Sonic the Hedgehog and its 16-bit sequels were early trend-setters in targeting the cool sector of the market, in terms of trying to attract an older audience or to give that perception. SEGA unabashedly pitched itself as the rebel, the upstart bloodying Nintendo's nose, and the foot-tapping speedster 'blue blur' was at the core of that message.
By the time Super Mario 64 and the N64 came around SEGA was already making peculiar decisions and embarking upon a period of self destruction. It was also a very 'Nintendo' way to shake up the market - not through 'attitude', a perception of speed and clever marketing, but through refined and outrageously skilful game design.
Both that launch title and its system changed the way we thought about 3D gaming, taking that form from experimental and frustrating and transforming it into something special.
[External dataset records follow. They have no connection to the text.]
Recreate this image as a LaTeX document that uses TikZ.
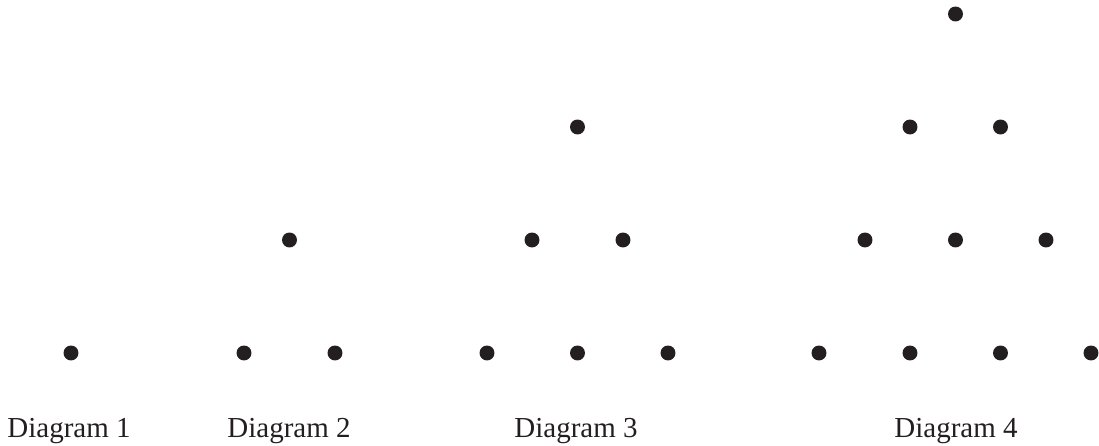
\documentclass[tikz,border=0pt]{standalone}
\usepackage{fontspec}
\setmainfont{Liberation Serif}
\usepackage{tikz}
\usepackage{xcolor}
\definecolor{dotink}{HTML}{231F20}
\tikzset{
  spot/.style={circle, fill=dotink, draw=none, minimum size=6.2pt, inner sep=0pt},
  caption/.style={anchor=base, text=dotink, font=\fontsize{12}{14}\selectfont, inner sep=0pt}
}

\begin{document}
\begin{tikzpicture}[x=0.414pt, y=-0.414pt]
  \useasboundingbox (0,0) rectangle (1099,446);

  % diagram 1
  \node[spot] (a1) at (71,353) {};
  \node[caption] (capa) at (69,438) {Diagram 1};

  % diagram 2
  \node[spot] (b1) at (244,353) {};
  \node[spot] (b2) at (335,353) {};
  \node[spot] (b3) at (289.5,240) {};
  \node[caption] (capb) at (289,438) {Diagram 2};

  % diagram 3
  \node[spot] (c1) at (487,353) {};
  \node[spot] (c2) at (577.5,353) {};
  \node[spot] (c3) at (668,353) {};
  \node[spot] (c4) at (532,240) {};
  \node[spot] (c5) at (623,240) {};
  \node[spot] (c6) at (577.5,127) {};
  \node[caption] (capc) at (576,438) {Diagram 3};

  % diagram 4
  \node[spot] (d1) at (819,353) {};
  \node[spot] (d2) at (910,353) {};
  \node[spot] (d3) at (1000.5,353) {};
  \node[spot] (d4) at (1091,353) {};
  \node[spot] (d5) at (865,240) {};
  \node[spot] (d6) at (955.5,240) {};
  \node[spot] (d7) at (1046,240) {};
  \node[spot] (d8) at (910,127) {};
  \node[spot] (d9) at (1000.5,127) {};
  \node[spot] (d10) at (955.5,14) {};
  \node[caption] (capd) at (956,438) {Diagram 4};
\end{tikzpicture}
\end{document}
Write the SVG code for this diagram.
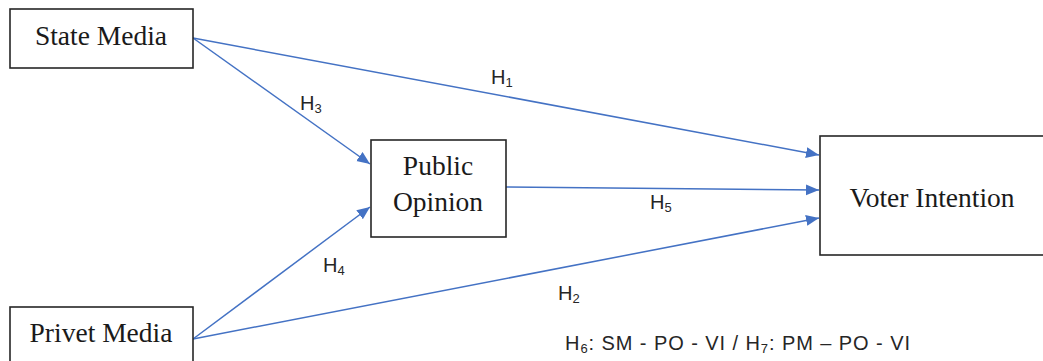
<svg xmlns="http://www.w3.org/2000/svg" width="1043" height="361" viewBox="0 0 1043 361">
<style>
.box{fill:#fff;stroke:#262626;stroke-width:1.6}
.nt{font-family:"Liberation Serif","Times New Roman",serif;font-size:27.5px;fill:#1a1a1a;text-anchor:middle}
.conn{stroke:#4472C4;stroke-width:1.5;fill:none}
.lb{font-family:"Liberation Sans",Arial,sans-serif;font-size:20px;fill:#262626}
.sub{font-size:13px}
</style>
<defs>
<marker id="ah" markerUnits="userSpaceOnUse" markerWidth="14" markerHeight="12" refX="13" refY="5.5" orient="auto">
<path d="M0,0 L13,5.5 L0,11 z" fill="#4472C4"/>
</marker>
</defs>
<rect width="1043" height="361" fill="#fff"/>
<g id="connectors">
<path class="conn" d="M193,38 L819,155" marker-end="url(#ah)"/>
<path class="conn" d="M193,38 L370,164" marker-end="url(#ah)"/>
<path class="conn" d="M506,187 L819,190" marker-end="url(#ah)"/>
<path class="conn" d="M193,339 L370,207" marker-end="url(#ah)"/>
<path class="conn" d="M193,339 L819,218" marker-end="url(#ah)"/>
</g>
<g id="state-media">
<rect class="box" x="10" y="9" width="183" height="59"/>
<text class="nt" x="101" y="45">State Media</text>
</g>
<g id="privet-media">
<rect class="box" x="10" y="307" width="183" height="70"/>
<text class="nt" x="101" y="342">Privet Media</text>
</g>
<g id="public-opinion">
<rect class="box" x="371" y="140" width="135" height="97"/>
<text class="nt" x="438" y="175">Public</text>
<text class="nt" x="438" y="211">Opinion</text>
</g>
<g id="voter-intention">
<rect class="box" x="820" y="136" width="240" height="119"/>
<text class="nt" x="932" y="207">Voter Intention</text>
</g>
<g id="labels">
<text class="lb" x="491" y="84">H<tspan class="sub" dy="3">1</tspan></text>
<text class="lb" x="300" y="110">H<tspan class="sub" dy="3">3</tspan></text>
<text class="lb" x="323" y="272">H<tspan class="sub" dy="3">4</tspan></text>
<text class="lb" x="650" y="209">H<tspan class="sub" dy="3">5</tspan></text>
<text class="lb" x="558" y="300">H<tspan class="sub" dy="3">2</tspan></text>
<text class="lb" x="565" y="350" textLength="345" lengthAdjust="spacing">H<tspan class="sub" dy="3">6</tspan><tspan dy="-3">: SM - PO - VI / H</tspan><tspan class="sub" dy="3">7</tspan><tspan dy="-3">: PM – PO - VI</tspan></text>
</g>
</svg>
With the N64 controller's analogue stick, the camera control on the C buttons and Mario's smooth, flowing movement, it should not be underestimated how significant Super Mario 64 was at the time.
I was still relatively young when I played it, only just hitting my teens, and I was initially baffled. I'd grown up on a diet of 16-bit gaming and some PC titles, and the idea of smoothly running around a 3D space was unfamiliar. It was difficult initially, simply due to the lack of experience with that style of gaming, but it was also thrilling; my eyes were widened whenever I played it.
The N64 had some disappointing 3D games, but Mario 64 was the first of a golden group of titles from the likes of Nintendo and Rare. That whole era, with the PS1 bringing Sony huge success and polygons becoming ever-present at the expense of pixels, was truly definitive for the industry. Suddenly the look of games and how we controlled characters was evolving rapidly, as the traditional 2D perspectives of the past became less prominent. You can see the ongoing legacy of that period to this day, of course.
With both Sonic and Super Mario 64 / Nintendo 64 reaching notable landmarks, I wonder what the next game changer will be in the game industry. In recent years we've seen an explosion of open-world gaming, with freedom increasingly important in that genre. Titles like No Man Sky put the focus almost entirely on the player and procedural generation, it seems, and Nintendo is even modernising its approach with greater player control and autonomy in The Legend of Zelda: Breath of the Wild. Other prominent trends right now also seem to include the creeping increase of free-to-play or microtransaction-driven online games, while mobile gaming continues to increase its revenues year after year. Then there's the big one in some eyes - Virtual Reality.
All of these areas, and more, are certainly prominent in current-day gaming and could be defined as 'game changing'. Perhaps there's something else to come though, another major change in how we play games that will influence the industry for decades to come. Nintendo likes to summarise the mysterious NX as a new way to play; that's vague enough to be exciting while we wait for its reveal.
I doff my cap, ultimately, to both Sonic the Hedgehog and Super Mario 64. In the ever-evolving history of video games their places are assured.